CRDTs are powerful because they naturally align with distributed environments:

  • Allow independent replica updates
  • Operate correctly under offline conditions
  • Eliminate complex conflict resolution logic
  • Scale efficiently across regions
  • Reduce coordination overhead

Limitations of CRDTs

CRDTs are not universally applicable. Practical challenges include:

  • Metadata growth over time
  • Memory and storage overhead
  • Non-intuitive ordering behavior
  • Difficulty enforcing strict invariants

Poor fit for systems requiring:

  • Strong consistency guarantees
  • Global ordering constraints
  • Complex transactional invariants

Examples:

  • Banking systems
  • Financial ledgers
  • Strictly serialized workflows

CRDTs vs Strong Consistency Systems

Two contrasting design philosophies exist in distributed systems.

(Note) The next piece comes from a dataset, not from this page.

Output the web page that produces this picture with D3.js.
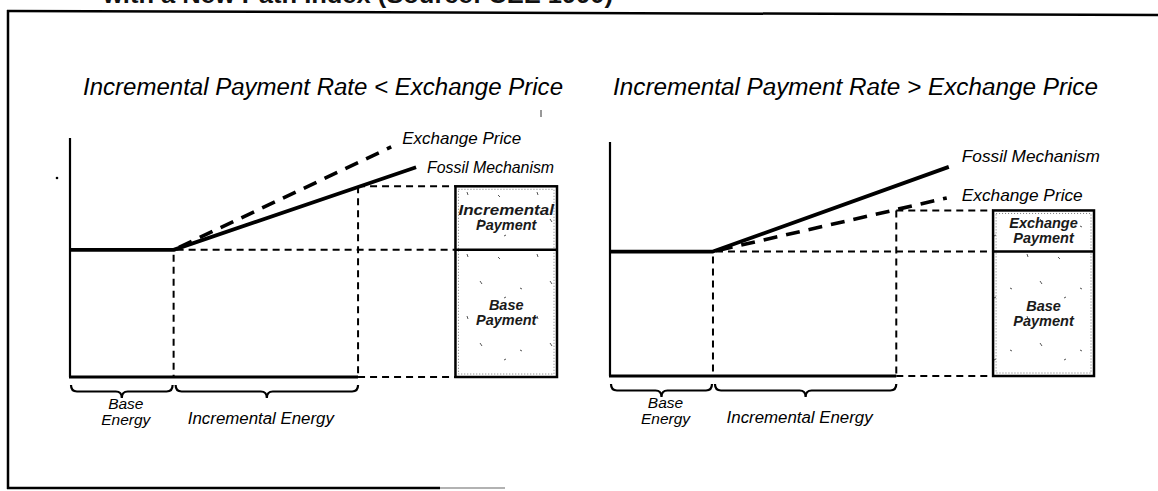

Strong Consistency Systems:

  • Use consensus protocols
  • Enforce global ordering
  • Provide immediate consistency
  • Typically incur higher latency

CRDT-Based Systems:

  • Avoid coordination
  • Accept eventual consistency
  • Prioritize availability and latency

The correct choice depends entirely on application requirements.

Ideal Use Cases for CRDTs

CRDTs work best in environments where:

  • Concurrent updates are common
  • Offline operation is expected
  • Low latency is critical
  • Eventual consistency is acceptable

Examples:

  • Collaborative editors
  • Offline-first applications
  • Distributed counters
  • Edge / multi-device systems
  • Shared state applications

Final Thoughts

CRDTs do not resolve conflicts after they occur. They prevent conflicts by design. Every update is structured so merging is always deterministic and safe.

A helpful way to reason about CRDTs:

Replicas never fight over updates.
They record changes independently and merge deterministically.

CRDTs represent an elegant shift in distributed system design:

Instead of coordinating every update, replicas evolve independently while still guaranteeing convergence.

They are especially valuable in modern systems where:

  • Offline usage is normal
  • Latency directly impacts user experience
  • Global coordination is expensive

Used appropriately, CRDTs dramatically simplify distributed data management while improving system resilience.